Outstanding customer service is a spontaneous occurrence. Which happens only with truly empowered staff empathizing with their customers.


KF is not there yet. But then there are so many companies that fail on this account.

My experience in marketing suggests most consumer goods companies spend about 6-8% of their revenues in marketing related activities.

Which means Rs 8000 of my expenditure of Rs 100,000 was spent on marketing. To whom? Not me. KF does not run any print advertisements/ nor TV commercials. So where is my 8000 rupees?

Let’s say that of the 8% spent on marketing, 50% (4%) is spent on acquiring new customers. OK, so maybe that’s why I don’t see that part of the money.

But I still want to see the other Rs 4000 being spent on me. In applying the same rules to me as to someone flying once in three months, what’s my gain?

This is not toothpaste and shampoos I am buying. And I am very serious. This is big money that should be invested in me.

Show me the money! Show me the love, people.


I’m making these cats fat. And I don’t see gratitude. I see free pens and toffees. But I don’t see that they trust me, care for me and respect the business that I contribute.

Is it because they know that I don’t have a choice? Any other airline in India would do exactly this, and some do it with a bigger smile and more free pens.

This note is for companies that want to move to a new level in customer service.

Business analytics is with every company now. Last week, I had a letter from Jet airways asking why I had stopped using their services. (www.jetairways.com) I was impressed. But then turned cynical. Do I think they would have accepted that I erroneously reversed the order of a journey and wanted that changed- at no cost? Naaah!

So each company has a lot of data on its customers. What we buy, don’t buy etc. So they can surely identify and segment their customers as A,B,C or any which way they choose. Would they not then have some rules for treating these segments differently? I don’t see that.

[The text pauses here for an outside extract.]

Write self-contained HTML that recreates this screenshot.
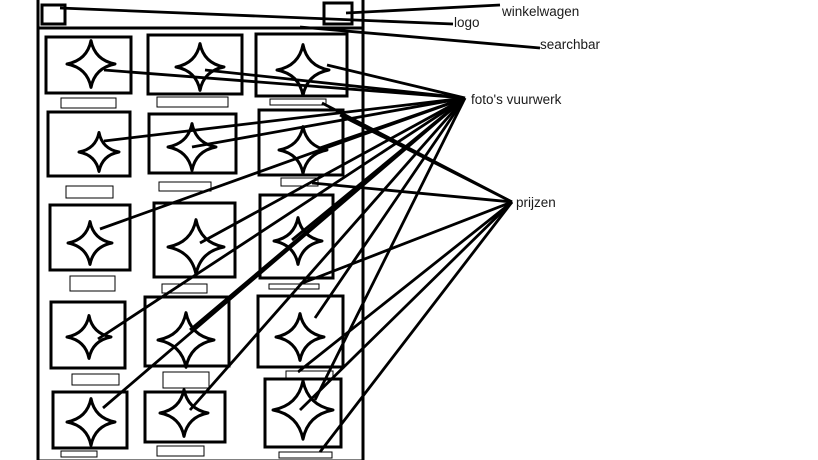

Remember, when my family flies, I pay but I don’t get the freq flier points. Why cannot an information system track the credit card details to identify the big spenders? If airlines companies really wanted to reward loyalty, they would link the points to the “buyer” of tickets.

Sure a first class customer is treated differently. Frequent flier points give you some free-bees. But where is the differentiation in customer service for a customer that I neither carrying his freq flier card on his face, nor seating himself in first class- but still contributing heavily to business?

Everyone is looking to get new customers. Why is customer retention such a “non issue”? Is it the high switching costs?

It’s a pity. Because “customer service” is a clear opportunity to differentiate in a relevant way. Proper technology married to proper judgment is a powerful tool in producing genuine “wows” for customers.

Technology is bringing powerful information to corporations and their customer facing staff. Even the most “subjective” decisions can be quantified and modeled in order to produce objective guidelines.

We seem to have the technology.
We seem to have well trained people.

So what stops companies from treating us as the unique individuals we really are?

Venkat

1 comment:

Dexter said...

nice. you & yours have been touching upon some critical marketing issues, and I salute that. re: this post, the problem is that the majority of Indian organizations falter quite heavily in the arena of 'post sales', hence the perennial problem with customer retention...the customer life-cycle is not treated as the 'holy grail' of marketing. engagement is passe, once she forks out the dough...she becomes a relic ...marketers just don't get it. despite a sea of data, and analytics capabilities..companies are unable to juxtapose derived information with rules of engagement. just my 2.5 cents on this.